### WHAT TO PRODUCE
Below is a listing; print exactly its lines from the one containing "Convert this chart" down to the one containing "Chart.register(...registerables);", both inclusive, with every picture left out.

### MATERIAL SUPPLIED

-- start --

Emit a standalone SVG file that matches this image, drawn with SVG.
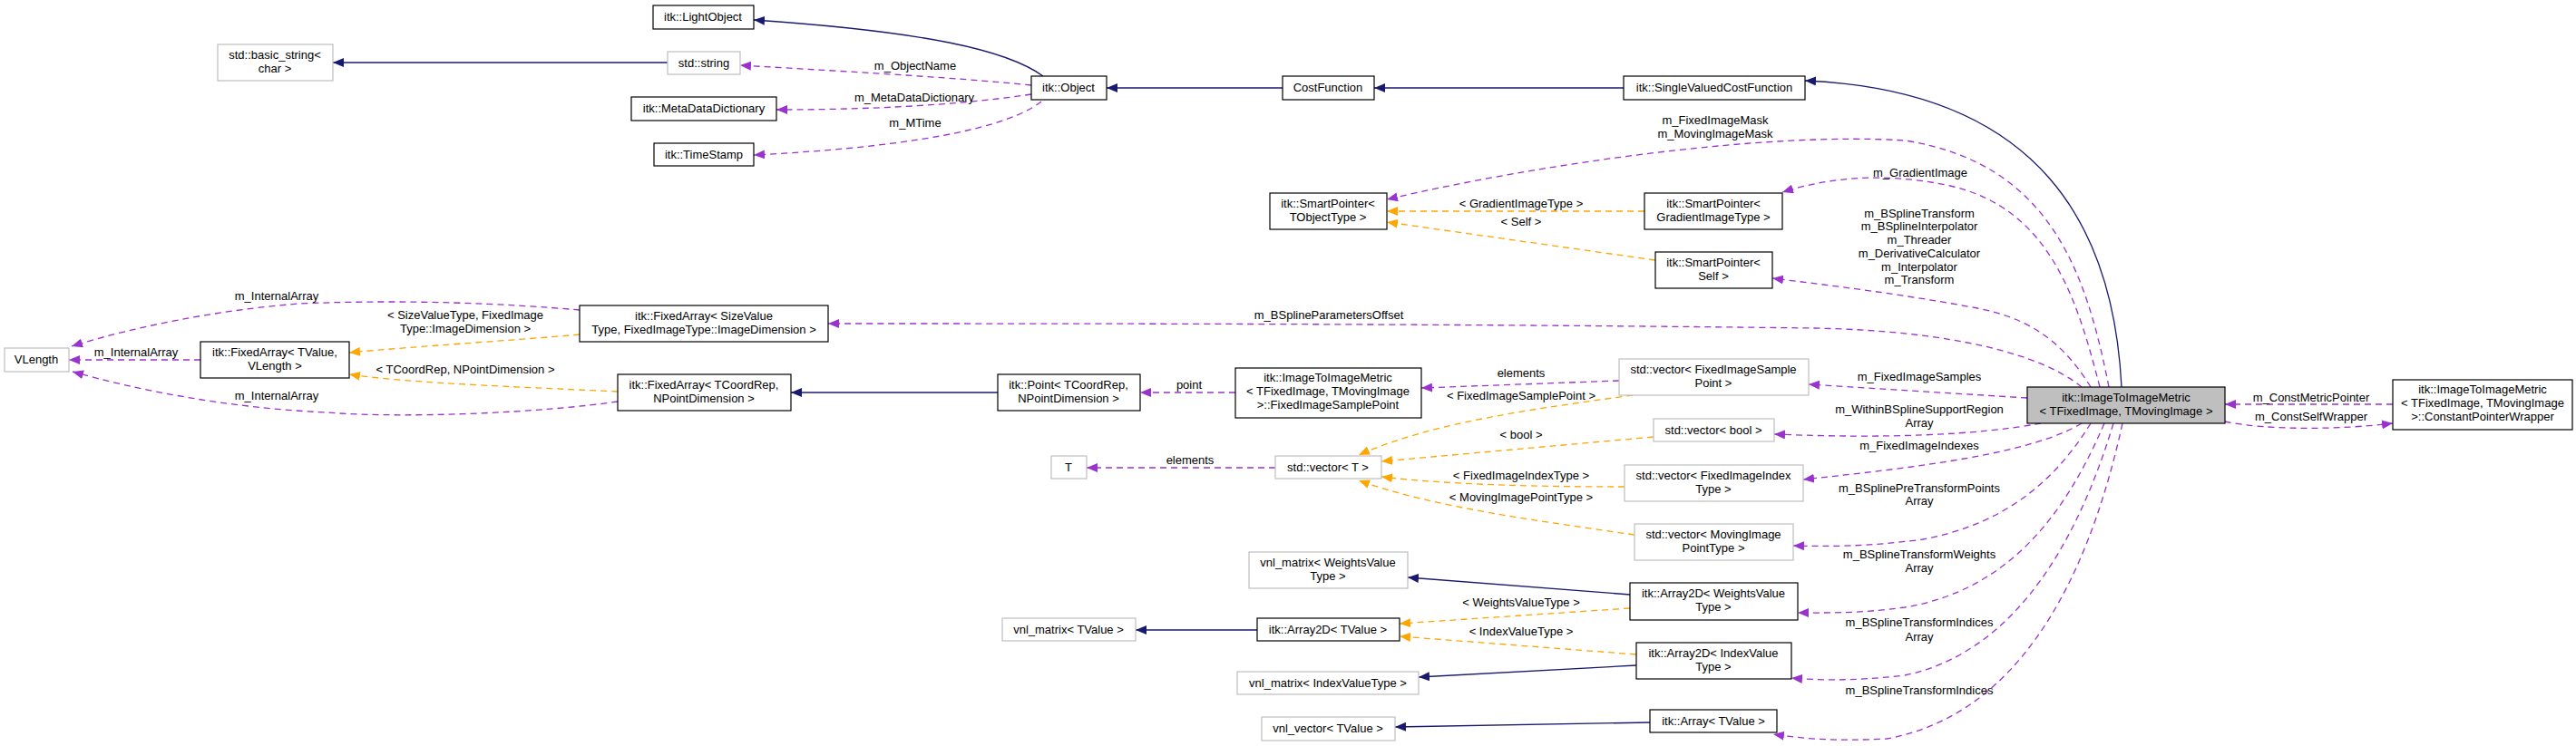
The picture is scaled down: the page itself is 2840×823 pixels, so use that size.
<svg xmlns="http://www.w3.org/2000/svg" width="2840" height="823" viewBox="0 0 2840 823">
<style>
text{font-family:"Liberation Sans",Arial,sans-serif;font-size:13px;fill:#000;text-anchor:middle}
.n rect{fill:#fff;stroke:#000;stroke-width:1.2}
.g rect{fill:#fff;stroke:#bfbfbf;stroke-width:1.2}
.c rect{fill:#bfbfbf;stroke:#000;stroke-width:1.2}
.inh{fill:none;stroke:#191970;stroke-width:1.3}
.use{fill:none;stroke:#9a32cd;stroke-width:1.3;stroke-dasharray:7,5}
.tpl{fill:none;stroke:#ffa500;stroke-width:1.3;stroke-dasharray:7,5}
</style>
<defs>
<marker id="an" markerWidth="12" markerHeight="10" refX="12" refY="5" orient="auto" markerUnits="userSpaceOnUse"><path d="M0,0L12,5L0,10z" fill="#191970"/></marker>
<marker id="ap" markerWidth="12" markerHeight="10" refX="12" refY="5" orient="auto" markerUnits="userSpaceOnUse"><path d="M0,0L12,5L0,10z" fill="#9a32cd"/></marker>
<marker id="ao" markerWidth="12" markerHeight="10" refX="12" refY="5" orient="auto" markerUnits="userSpaceOnUse"><path d="M0,0L12,5L0,10z" fill="#ffa500"/></marker>
</defs>
<g id="edges">
<path class="inh" marker-end="url(#an)" d="M1150,84C1110,55 1020,35 831,22"/>
<path class="inh" marker-end="url(#an)" d="M736,69L367,69"/>
<path class="use" marker-end="url(#ap)" d="M1137,94C1050,85 900,77 816,72"/>
<path class="use" marker-end="url(#ap)" d="M1137,104C1050,117 950,121 856,121"/>
<path class="use" marker-end="url(#ap)" d="M1148,112C1100,150 950,165 831,171"/>
<path class="inh" marker-end="url(#an)" d="M1414,97L1220,97"/>
<path class="inh" marker-end="url(#an)" d="M1790,97L1515,97"/>
<path class="inh" marker-end="url(#an)" d="M2339,427C2330,250 2250,100 1990,89"/>
<path class="use" marker-end="url(#ap)" d="M2325,427C2300,300 2260,180 2100,155C1950,145 1700,180 1529,220"/>
<path class="use" marker-end="url(#ap)" d="M2315,427C2290,330 2260,230 2150,205C2080,190 2020,195 1965,212"/>
<path class="tpl" marker-end="url(#ao)" d="M1813,233L1529,233"/>
<path class="tpl" marker-end="url(#ao)" d="M1825,287L1529,245"/>
<path class="use" marker-end="url(#ap)" d="M2305,427C2270,370 2230,350 2180,340C2100,325 2020,315 1954,307"/>
<path class="use" marker-end="url(#ap)" d="M2295,427C2250,390 2150,365 2000,362C1600,357 1200,357 913,357"/>
<path class="use" marker-end="url(#ap)" d="M639,342C560,335 450,330 330,335C240,342 150,360 79,382"/>
<path class="tpl" marker-end="url(#ao)" d="M639,369C560,376 460,382 385,389"/>
<path class="use" marker-end="url(#ap)" d="M221,397L76,397"/>
<path class="tpl" marker-end="url(#ao)" d="M681,432C600,428 450,423 385,413"/>
<path class="use" marker-end="url(#ap)" d="M681,443C600,455 450,462 360,455C250,450 150,430 80,410"/>
<path class="inh" marker-end="url(#an)" d="M1100,433L872,433"/>
<path class="use" marker-end="url(#ap)" d="M1362,433L1257,433"/>
<path class="use" marker-end="url(#ap)" d="M1785,420L1567,428"/>
<path class="tpl" marker-end="url(#ao)" d="M1800,436C1700,450 1580,465 1498,502"/>
<path class="tpl" marker-end="url(#ao)" d="M1823,482L1523,509"/>
<path class="tpl" marker-end="url(#ao)" d="M1791,537C1700,537 1600,535 1523,526"/>
<path class="tpl" marker-end="url(#ao)" d="M1802,590C1700,575 1580,560 1498,530"/>
<path class="use" marker-end="url(#ap)" d="M1406,516L1198,516"/>
<path class="inh" marker-end="url(#an)" d="M1797,656L1552,637"/>
<path class="tpl" marker-end="url(#ao)" d="M1797,671L1543,688"/>
<path class="inh" marker-end="url(#an)" d="M1386,695L1252,695"/>
<path class="tpl" marker-end="url(#ao)" d="M1804,722L1543,702"/>
<path class="inh" marker-end="url(#an)" d="M1804,734L1564,747"/>
<path class="inh" marker-end="url(#an)" d="M1819,797L1538,802"/>
<path class="use" marker-end="url(#ap)" d="M2235,439L1994,424"/>
<path class="use" marker-end="url(#ap)" d="M2250,467C2180,480 2080,484 1956,479"/>
<path class="use" marker-end="url(#ap)" d="M2295,467C2240,500 2120,515 1988,529"/>
<path class="use" marker-end="url(#ap)" d="M2305,467C2260,540 2200,580 2120,595C2060,603 2020,603 1977,602"/>
<path class="use" marker-end="url(#ap)" d="M2320,467C2280,560 2220,650 2100,670C2050,677 2010,676 1982,676"/>
<path class="use" marker-end="url(#ap)" d="M2330,467C2290,600 2220,720 2100,745C2040,752 2000,750 1975,748"/>
<path class="use" marker-end="url(#ap)" d="M2340,467C2300,650 2220,790 2080,815C2020,818 1990,815 1955,810"/>
<path class="use" marker-end="url(#ap)" d="M2638,446L2453,446"/>
<path class="use" marker-end="url(#ap)" d="M2453,465C2500,475 2580,474 2638,467"/>
</g>
<g id="labels">
<text x="1009" y="77">m_ObjectName</text>
<text x="1008" y="112">m_MetaDataDictionary</text>
<text x="1009" y="140">m_MTime</text>
<text x="1891" y="137">m_FixedImageMask</text>
<text x="1891" y="152">m_MovingImageMask</text>
<text x="2117" y="195">m_GradientImage</text>
<text x="2116" y="240">m_BSplineTransform</text>
<text x="2116" y="254">m_BSplineInterpolator</text>
<text x="2116" y="269">m_Threader</text>
<text x="2116" y="284">m_DerivativeCalculator</text>
<text x="2116" y="299">m_Interpolator</text>
<text x="2116" y="313">m_Transform</text>
<text x="1465" y="352">m_BSplineParametersOffset</text>
<text x="305" y="331">m_InternalArray</text>
<text x="513" y="352">&lt; SizeValueType, FixedImage</text>
<text x="513" y="367">Type::ImageDimension &gt;</text>
<text x="150" y="393">m_InternalArray</text>
<text x="513" y="412">&lt; TCoordRep, NPointDimension &gt;</text>
<text x="305" y="441">m_InternalArray</text>
<text x="1677" y="229">&lt; GradientImageType &gt;</text>
<text x="1677" y="249">&lt; Self &gt;</text>
<text x="1311" y="429">point</text>
<text x="1677" y="416">elements</text>
<text x="1677" y="441">&lt; FixedImageSamplePoint &gt;</text>
<text x="1677" y="484">&lt; bool &gt;</text>
<text x="1312" y="512">elements</text>
<text x="1677" y="529">&lt; FixedImageIndexType &gt;</text>
<text x="1677" y="553">&lt; MovingImagePointType &gt;</text>
<text x="1677" y="669">&lt; WeightsValueType &gt;</text>
<text x="1677" y="701">&lt; IndexValueType &gt;</text>
<text x="2116" y="420">m_FixedImageSamples</text>
<text x="2116" y="456">m_WithinBSplineSupportRegion</text>
<text x="2116" y="471">Array</text>
<text x="2116" y="496">m_FixedImageIndexes</text>
<text x="2116" y="543">m_BSplinePreTransformPoints</text>
<text x="2116" y="557">Array</text>
<text x="2116" y="616">m_BSplineTransformWeights</text>
<text x="2116" y="631">Array</text>
<text x="2116" y="691">m_BSplineTransformIndices</text>
<text x="2116" y="707">Array</text>
<text x="2116" y="766">m_BSplineTransformIndices</text>
<text x="2548" y="443">m_ConstMetricPointer</text>
<text x="2548" y="464">m_ConstSelfWrapper</text>
</g>
<g id="n_lightobject" class="n"><rect x="720" y="6" width="111" height="26"/><text x="775" y="23">itk::LightObject</text></g>
<g id="n_basicstring" class="g"><rect x="240" y="49" width="127" height="40"/><text x="303" y="65">std::basic_string&lt;</text><text x="303" y="80">char &gt;</text></g>
<g id="n_string" class="g"><rect x="736" y="57" width="80" height="25"/><text x="776" y="74">std::string</text></g>
<g id="n_mdd" class="n"><rect x="696" y="107" width="160" height="26"/><text x="776" y="124">itk::MetaDataDictionary</text></g>
<g id="n_timestamp" class="n"><rect x="721" y="158" width="110" height="25"/><text x="776" y="175">itk::TimeStamp</text></g>
<g id="n_object" class="n"><rect x="1137" y="84" width="83" height="26"/><text x="1178" y="101">itk::Object</text></g>
<g id="n_costfunction" class="n"><rect x="1414" y="84" width="101" height="26"/><text x="1464" y="101">CostFunction</text></g>
<g id="n_svcf" class="n"><rect x="1790" y="84" width="200" height="26"/><text x="1890" y="101">itk::SingleValuedCostFunction</text></g>
<g id="n_sp_tobj" class="n"><rect x="1400" y="213" width="129" height="40"/><text x="1464" y="229">itk::SmartPointer&lt;</text><text x="1464" y="244">TObjectType &gt;</text></g>
<g id="n_sp_grad" class="n"><rect x="1813" y="213" width="152" height="40"/><text x="1889" y="229">itk::SmartPointer&lt;</text><text x="1889" y="244">GradientImageType &gt;</text></g>
<g id="n_sp_self" class="n"><rect x="1825" y="278" width="129" height="40"/><text x="1889" y="294">itk::SmartPointer&lt;</text><text x="1889" y="309">Self &gt;</text></g>
<g id="n_fa_size" class="n"><rect x="639" y="337" width="274" height="40"/><text x="776" y="353">itk::FixedArray&lt; SizeValue</text><text x="776" y="368">Type, FixedImageType::ImageDimension &gt;</text></g>
<g id="n_vlength" class="g"><rect x="5" y="384" width="71" height="26"/><text x="40" y="401">VLength</text></g>
<g id="n_fa_tvalue" class="n"><rect x="221" y="377" width="164" height="40"/><text x="303" y="393">itk::FixedArray&lt; TValue,</text><text x="303" y="408">VLength &gt;</text></g>
<g id="n_fa_tcoord" class="n"><rect x="681" y="413" width="191" height="40"/><text x="776" y="429">itk::FixedArray&lt; TCoordRep,</text><text x="776" y="444">NPointDimension &gt;</text></g>
<g id="n_point" class="n"><rect x="1100" y="413" width="157" height="40"/><text x="1178" y="429">itk::Point&lt; TCoordRep,</text><text x="1178" y="444">NPointDimension &gt;</text></g>
<g id="n_fisp" class="n"><rect x="1362" y="406" width="205" height="55"/><text x="1464" y="421">itk::ImageToImageMetric</text><text x="1464" y="436">&lt; TFixedImage, TMovingImage</text><text x="1464" y="451">&gt;::FixedImageSamplePoint</text></g>
<g id="n_vec_fisp" class="g"><rect x="1785" y="396" width="209" height="40"/><text x="1889" y="412">std::vector&lt; FixedImageSample</text><text x="1889" y="427">Point &gt;</text></g>
<g id="n_T" class="g"><rect x="1159" y="503" width="39" height="25"/><text x="1178" y="520">T</text></g>
<g id="n_vec_T" class="g"><rect x="1406" y="503" width="117" height="25"/><text x="1464" y="520">std::vector&lt; T &gt;</text></g>
<g id="n_vec_bool" class="g"><rect x="1823" y="462" width="133" height="25"/><text x="1889" y="479">std::vector&lt; bool &gt;</text></g>
<g id="n_vec_fii" class="g"><rect x="1791" y="513" width="197" height="40"/><text x="1889" y="529">std::vector&lt; FixedImageIndex</text><text x="1889" y="544">Type &gt;</text></g>
<g id="n_vec_mip" class="g"><rect x="1802" y="578" width="175" height="40"/><text x="1889" y="594">std::vector&lt; MovingImage</text><text x="1889" y="609">PointType &gt;</text></g>
<g id="n_vnl_w" class="g"><rect x="1377" y="609" width="175" height="40"/><text x="1464" y="625">vnl_matrix&lt; WeightsValue</text><text x="1464" y="640">Type &gt;</text></g>
<g id="n_a2d_w" class="n"><rect x="1797" y="643" width="185" height="41"/><text x="1889" y="659">itk::Array2D&lt; WeightsValue</text><text x="1889" y="674">Type &gt;</text></g>
<g id="n_vnl_tv" class="g"><rect x="1105" y="682" width="147" height="25"/><text x="1178" y="699">vnl_matrix&lt; TValue &gt;</text></g>
<g id="n_a2d_tv" class="n"><rect x="1386" y="682" width="157" height="25"/><text x="1464" y="699">itk::Array2D&lt; TValue &gt;</text></g>
<g id="n_a2d_i" class="n"><rect x="1804" y="709" width="171" height="40"/><text x="1889" y="725">itk::Array2D&lt; IndexValue</text><text x="1889" y="740">Type &gt;</text></g>
<g id="n_vnl_i" class="g"><rect x="1364" y="741" width="200" height="25"/><text x="1464" y="758">vnl_matrix&lt; IndexValueType &gt;</text></g>
<g id="n_vnl_vec" class="g"><rect x="1391" y="791" width="147" height="26"/><text x="1464" y="808">vnl_vector&lt; TValue &gt;</text></g>
<g id="n_array" class="n"><rect x="1819" y="783" width="140" height="25"/><text x="1889" y="800">itk::Array&lt; TValue &gt;</text></g>
<g id="n_main" class="c"><rect x="2235" y="427" width="218" height="40"/><text x="2344" y="443">itk::ImageToImageMetric</text><text x="2344" y="458">&lt; TFixedImage, TMovingImage &gt;</text></g>
<g id="n_cpw" class="n"><rect x="2638" y="419" width="198" height="55"/><text x="2737" y="434">itk::ImageToImageMetric</text><text x="2737" y="449">&lt; TFixedImage, TMovingImage</text><text x="2737" y="464">&gt;::ConstantPointerWrapper</text></g>
</svg>
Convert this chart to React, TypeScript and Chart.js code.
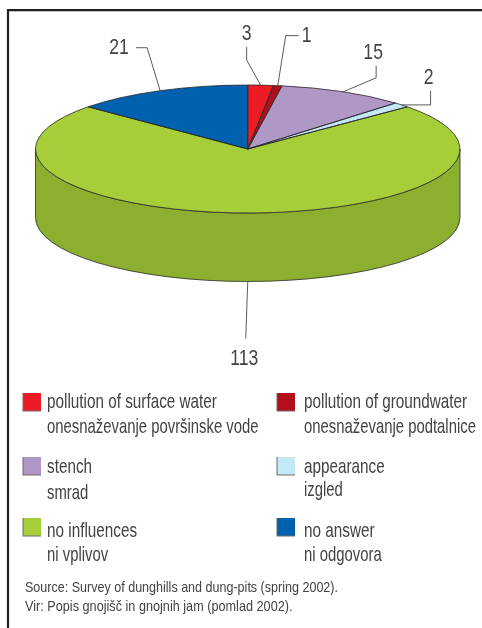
import React, { useEffect, useRef } from "react";
import { Chart, registerables } from "chart.js";

Chart.register(...registerables);

const categories = [
  "pollution of surface water",
  "pollution of groundwater",
  "stench",
  "appearance",
  "no influences",
  "no answer",
];
const categoriesSl = [
  "onesnaževanje površinske vode",
  "onesnaževanje podtalnice",
  "smrad",
  "izgled",
  "ni vplivov",
  "ni odgovora",
];
const values = [3, 1, 15, 2, 113, 21];
const colors = ["#ed1c24", "#b20f1a", "#af97c6", "#c5e8f7", "#a6ce39", "#0062ae"];
const sourceLines = [
  "Source: Survey of dunghills and dung-pits (spring 2002).",
  "Vir: Popis gnojišč in gnojnih jam (pomlad 2002).",
];

const CY = 149;
const RY = 64;
const DEPTH = 68.5;
const INK = "#2a2829";
const TEXT = "#444243";
const FONT = '"Liberation Sans Narrow", "Liberation Sans"';

// leader routes, relative to each slice's rim anchor: elbow, end, label centre
const leaders = [
  { elbow: [-14, -25], end: [-14, -38], label: [-14, -51] },
  { elbow: [8, -50], end: [21, -50], label: [29, -50] },
  { elbow: [33, -14], end: [33, -26], label: [30, -39] },
  { elbow: [29, 0], end: [29, -14], label: [27, -27] },
  { elbow: [-1, 28], end: [-2, 57], label: [-3.5, 77] },
  { elbow: [-13, -43], end: [-24, -43], label: [-41, -43] },
];
const legendRows = [393, 393, 457, 457, 518, 518];
const legendLineA = [402, 402, 467, 467, 531, 531];
const legendLineB = [427, 427, 493, 490, 555, 555];

function darken(hex: string, k: number) {
  const n = parseInt(hex.slice(1), 16);
  const c = [(n >> 16) & 255, (n >> 8) & 255, n & 255].map((v) => Math.round(v * k));
  return `rgb(${c[0]},${c[1]},${c[2]})`;
}

function text(
  ctx: CanvasRenderingContext2D,
  s: string,
  x: number,
  y: number,
  size: number,
  narrow: number,
  align: "left" | "center",
) {
  ctx.save();
  ctx.font = `${size}px ${FONT}`;
  ctx.fillStyle = TEXT;
  ctx.textBaseline = "middle";
  ctx.textAlign = align;
  ctx.translate(x, y);
  ctx.scale(narrow, 1);
  ctx.fillText(s, 0, 0);
  ctx.restore();
}

const pie3d = {
  id: "pie3d",
  beforeDatasetsDraw(chart: any) {
    const ctx: CanvasRenderingContext2D = chart.ctx;
    const arcs = chart.getDatasetMeta(0).data;
    const first = arcs[0];
    const k = RY / first.outerRadius;
    const toScreen = () => {
      ctx.translate(0, CY);
      ctx.scale(1, k);
      ctx.translate(0, -first.y);
    };
    // frame
    ctx.save();
    ctx.strokeStyle = "#231f20";
    ctx.lineWidth = 2.2;
    ctx.beginPath();
    ctx.moveTo(8, 628);
    ctx.lineTo(8, 10.2);
    ctx.lineTo(482, 10.2);
    ctx.stroke();
    ctx.restore();
    // side wall of the cylinder
    arcs.forEach((a: any, i: number) => {
      const a0 = Math.max(a.startAngle, 0);
      const a1 = Math.min(a.endAngle, Math.PI);
      if (a1 <= a0) return;
      ctx.save();
      toScreen();
      ctx.beginPath();
      ctx.arc(a.x, a.y, a.outerRadius, a0, a1);
      ctx.arc(a.x, a.y + DEPTH / k, a.outerRadius, a1, a0, true);
      ctx.closePath();
      ctx.restore();
      ctx.fillStyle = darken(colors[i], 0.85);
      ctx.fill();
      ctx.strokeStyle = INK;
      ctx.lineWidth = 0.8;
      ctx.stroke();
    });
    ctx.save();
    toScreen();
  },
  afterDatasetsDraw(chart: any) {
    const ctx: CanvasRenderingContext2D = chart.ctx;
    ctx.restore();
    const arcs = chart.getDatasetMeta(0).data;
    const k = RY / arcs[0].outerRadius;
    // slice outlines, with an even pen
    arcs.forEach((a: any) => {
      ctx.save();
      ctx.translate(0, CY);
      ctx.scale(1, k);
      ctx.translate(0, -a.y);
      ctx.beginPath();
      ctx.moveTo(a.x, a.y);
      ctx.arc(a.x, a.y, a.outerRadius, a.startAngle, a.endAngle);
      ctx.closePath();
      ctx.restore();
      ctx.strokeStyle = INK;
      ctx.lineWidth = 0.8;
      ctx.stroke();
    });
    // leaders and value labels
    arcs.forEach((a: any, i: number) => {
      const mid = (a.startAngle + a.endAngle) / 2;
      const sin = Math.sin(mid);
      const ax = a.x + a.outerRadius * Math.cos(mid);
      const ay = CY + RY * sin + (sin > 0 ? DEPTH : 0);
      const l = leaders[i];
      ctx.strokeStyle = "#333132";
      ctx.lineWidth = 0.8;
      ctx.beginPath();
      ctx.moveTo(ax, ay);
      ctx.lineTo(ax + l.elbow[0], ay + l.elbow[1]);
      ctx.lineTo(ax + l.end[0], ay + l.end[1]);
      ctx.stroke();
      text(ctx, String(values[i]), ax + l.label[0], ay + l.label[1], 22, 0.8, "center");
    });
    // legend
    categories.forEach((c, i) => {
      const left = i % 2 === 0;
      const sx = left ? 23 : 277;
      const tx = left ? 47 : 304;
      ctx.fillStyle = "#6d6b6c";
      ctx.fillRect(sx - 0.5, legendRows[i], 18.5, 18.5);
      ctx.fillStyle = colors[i];
      ctx.fillRect(sx + 0.5, legendRows[i], 17.5, 17.5);
      text(ctx, c, tx, legendLineA[i], 21, 0.728, "left");
      text(ctx, categoriesSl[i], tx, legendLineB[i], 21, 0.708, "left");
    });
    sourceLines.forEach((s, i) => text(ctx, s, 25, 588 + i * 19, 15, i === 0 ? 0.836 : 0.845, "left"));
  },
};

export default function App() {
  const ref = useRef<HTMLCanvasElement>(null);
  useEffect(() => {
    const chart = new Chart(ref.current as HTMLCanvasElement, {
      type: "pie",
      data: {
        labels: categories,
        datasets: [
          { data: values, backgroundColor: colors, borderWidth: 0, clip: false } as any,
        ],
      },
      options: {
        responsive: false,
        animation: false,
        layout: { padding: { left: 35.5, right: 22, top: 0, bottom: 628 - 424.5 } },
        plugins: { legend: { display: false }, tooltip: { enabled: false } },
      },
      plugins: [pie3d],
    });
    return () => chart.destroy();
  }, []);
  return (
    <canvas
      ref={ref}
      width={482}
      height={628}
      style={{ position: "absolute", left: 0, top: 0, display: "block", width: 482, height: 628 }}
    />
  );
}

-- end --

### OUTPUT OF THE EXERCISE
Convert this chart to React, TypeScript and Chart.js code.
import React, { useEffect, useRef } from "react";
import { Chart, registerables } from "chart.js";

Chart.register(...registerables);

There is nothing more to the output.